For the rest of the year, we will continue with the NCC Provincial Roadshow, which we are conducting with the help of the Philippine Chamber of Commerce and Industry. To date, we have covered eight provinces and cities, including Puerto Princesa in Palawan, Sta. Rosa in Laguna, Tagbilaran in Bohol, Cagayan de Oro, Rizal, General Santos, Baguio and Butuan.
We intend to cover at least four more provinces by the end of the year. The idea is to spread the "Gospel of Competitiveness" to the regions and generate nationwide support for the NCC. The response of our provincial stakeholders has been quite overwhelming and very encouraging.
In fact, there are many companies from global-scale industries/services wanting to knock at the doors of LGUs as they need to locate outside Metro Manila. The challenge is for local chief executives to be more business-oriented in charting the economic development of the regions.
Even then, we have many progressive-minded LGU heads--at least 85 of them--who have been trained by the City Development Strategies of the World Bank and by the Institute for Solidarity in Asia of the Institute for Corporate Directors. For this, at least 100 LGU heads crafted road maps that will enable them to attract investments in their localities that will make them globally competitive.
There are many institutions that compare certain conditions in several countries to synthesize a bigger picture of the so-called "competitiveness." We try to take note of most of them. One is the IMD business school in Switzerland, whose WCY I have mentioned.

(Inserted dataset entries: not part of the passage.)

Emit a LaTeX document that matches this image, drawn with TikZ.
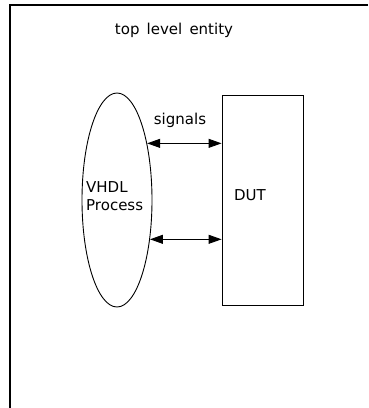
\documentclass[tikz,border=0pt]{standalone}
\usepackage{fontspec}
\setmainfont[WordSpace=1.5]{DejaVu Sans}
\usetikzlibrary{shapes.geometric, arrows.meta}

\begin{document}
\begin{tikzpicture}[
    x=1pt, y=-1pt,
    marco/.style  = {draw=black, line width=1.3pt},
    proceso/.style = {draw=black, ellipse, line width=0.9pt, minimum width=70pt,
                      minimum height=214pt, inner sep=0pt},
    bloque/.style = {draw=black, line width=0.9pt, minimum width=81pt,
                     minimum height=210pt, inner sep=0pt},
    texto/.style  = {font=\fontsize{15}{18}\selectfont, inner sep=0pt},
    senal/.style  = {{Triangle[length=13pt,width=9pt]}-{Triangle[length=13pt,width=9pt]}, line width=0.9pt},
]

% --- Marco ---
\useasboundingbox (0,0) rectangle (368,408);
\draw[marco] (368,5) -- (10,5) -- (10,408);

% --- Bloques ---
\node[proceso] (proc) at (117,200) {};
\node[bloque]  (dut)  at (262.5,200) {};

% --- Textos ---
\node[texto] (titulo) at (174,30) {top level entity};
\node[texto] (senales) at (180,120) {signals};
\node[texto, align=left, anchor=west] (vhdl) at (86,196) {VHDL\\Process};
\node[texto] (dutlbl) at (250,195) {DUT};

% --- Flechas ---
\draw[senal] (proc.62.6) -- (proc.62.6 -| dut.west);
\draw[senal] (proc.-50.9) -- (proc.-50.9 -| dut.west);

\end{tikzpicture}
\end{document}
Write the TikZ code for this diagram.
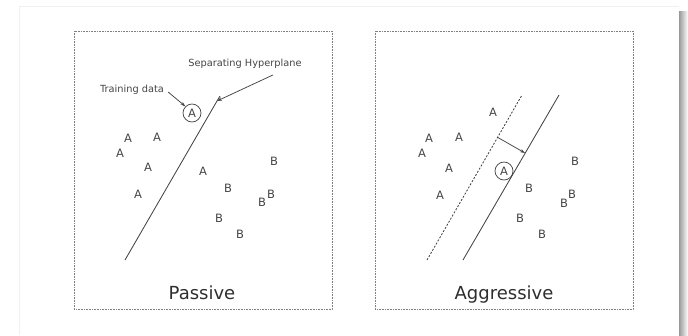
\documentclass[tikz,border=0pt]{standalone}
\usepackage{fontspec}
\setmainfont{DejaVu Sans}
\usetikzlibrary{arrows.meta}
\definecolor{inkgray}{HTML}{444444}
\definecolor{framegray}{HTML}{808080}

\begin{document}
\begin{tikzpicture}[
		x=1pt,
		y=-1pt,
		panel/.style={draw=framegray, line width=1pt, dash pattern=on 1pt off 0.6pt},
		pt/.style={text=inkgray, inner sep=0pt, font=\fontsize{11.5}{13}\selectfont},
		ringed/.style={pt, circle, draw=inkgray, line width=0.75pt, minimum size=18pt},
		callout/.style={text=inkgray, inner sep=1pt, font=\fontsize{9.8}{12}\selectfont},
		heading/.style={text=black!82, inner sep=0pt, anchor=base, font=\fontsize{18}{22}\selectfont},
		plane/.style={draw=inkgray, line width=0.85pt},
		margin/.style={plane, dash pattern=on 2pt off 1.6pt},
		pointer/.style={-{Stealth[length=5pt, width=3.4pt]}, draw=inkgray, line width=0.75pt}
		]
		\useasboundingbox (0,0) rectangle (688,335);
		
		% Page frame and shadow
		\draw[black!6, line width=0.8pt] (19,6) -- (679,6);
		\draw[black!6, line width=0.8pt] (19,6) -- (19,335);
		\shade[left color=black!40, right color=white] (679,11) rectangle (688,335);
		
		% Panels
		\draw[panel] (74,31) rectangle (332,309);
		\draw[panel] (375,31) rectangle (633,309);
		
		% Passive: class A
		\node[pt] (pa1) at (128,138) {A};
		\node[pt] (pa2) at (157,137) {A};
		\node[pt] (pa3) at (120,153) {A};
		\node[pt] (pa4) at (148,167) {A};
		\node[pt] (pa5) at (138,194) {A};
		\node[pt] (pa6) at (203,171) {A};
		\node[ringed] (ptrain) at (192,113) {A};
		
		% Passive: class B
		\node[pt] (pb1) at (274,161) {B};
		\node[pt] (pb2) at (228,188) {B};
		\node[pt] (pb3) at (271,194) {B};
		\node[pt] (pb4) at (262,202) {B};
		\node[pt] (pb5) at (219,218) {B};
		\node[pt] (pb6) at (240,234) {B};
		
		% Passive: hyperplane and labels
		\coordinate (pbot) at (125,260);
		\coordinate (ptop) at (217,101);
		\coordinate (ptip) at (220,96);
		\draw[plane] (pbot) -- (ptop) -- (ptip);
		\node[callout] (datalbl) at (132,90) {Training data};
		\node[callout] (planelbl) at (245,64) {Separating Hyperplane};
		\draw[pointer] (datalbl.east) ++(3,2) -- (ptrain.north west);
		\draw[pointer] (planelbl.south) ++(28,5) -- (ptop);
		\node[heading] (passive) at (202,299) {Passive};
		
		% Aggressive: class A
		\node[pt] (aa1) at (429,138) {A};
		\node[pt] (aa2) at (459,137) {A};
		\node[pt] (aa3) at (422,153) {A};
		\node[pt] (aa4) at (449,168) {A};
		\node[pt] (aa5) at (440,195) {A};
		\node[pt] (aa6) at (493,112) {A};
		\node[ringed] (atrain) at (504,171) {A};
		
		% Aggressive: class B
		\node[pt] (ab1) at (575,161) {B};
		\node[pt] (ab2) at (529,188) {B};
		\node[pt] (ab3) at (572,194) {B};
		\node[pt] (ab4) at (564,203) {B};
		\node[pt] (ab5) at (520,218) {B};
		\node[pt] (ab6) at (542,234) {B};
		
		% Aggressive: old and new hyperplane
		\coordinate (obot) at (427,260);
		\coordinate (otop) at (522,95);
		\coordinate (nbot) at (463,260);
		\coordinate (ntop) at (559,95);
		\draw[margin] (obot) -- (otop);
		\draw[plane] (nbot) -- (ntop);
		\coordinate (shiftfrom) at (497,137);
		\coordinate (shiftto) at (525,153);
		\draw[pointer] (shiftfrom) -- (shiftto);
		\node[heading] (aggressive) at (504,299) {Aggressive};
	\end{tikzpicture}
\end{document}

Another is the German Technical Cooperation or GTZ, which introduced an approach to the improvement in business processing and licensing systems in LGUs especially in the Visayas. The NCC is considering to adopt the GTZ approach nationwide.
Third is the World Economic Forum which is more involved in the overall financial standards of countries and their business adaptability to environment. Similarly, the E-standards Forum Foundation (EFF) of bankers and finance leaders in New York evaluates similar parameters as the WEF.
Fourth is the International Finance Corp. which comes out with the Doing Business Report--a potpourri of 10 factors that reflect a poor state of affairs due mainly to target regulations and burdensome tax rates.
EFF data show that the Philippines is ranked 26th out of 81 countries in the so-called Standard Compliance Index, which has 12 key standards for "sound financial systems." Based on that rank, the country's level of compliance is "medium."
Also, the EFF ranked the Philippines 64th out of the same 81 countries in the Business Indicator Index, compliance to which the country is "below standard."
However, even IFC will state that significant improvements have already been achieved. First is that the difficulty of getting credit for small and medium enterprises has been mostly resolved by the Magna Carta for SMEs, which provides for the availability of more funds and technology from both local and foreign institutions. There are now volunteer business leaders to upgrade SMEs in their business skills.
Second is in trading across borders in which the Philippines is already on top third.
Third is in protecting investments, in which the Organization for Economic Cooperation and Development finds Philippines is already No. 1 in corporate governance in Asia. The OEDC will hold its Asian Business Roundtable on Corporate Governance in Manila on July 2009, with the aim of showcasing the Philippine experience.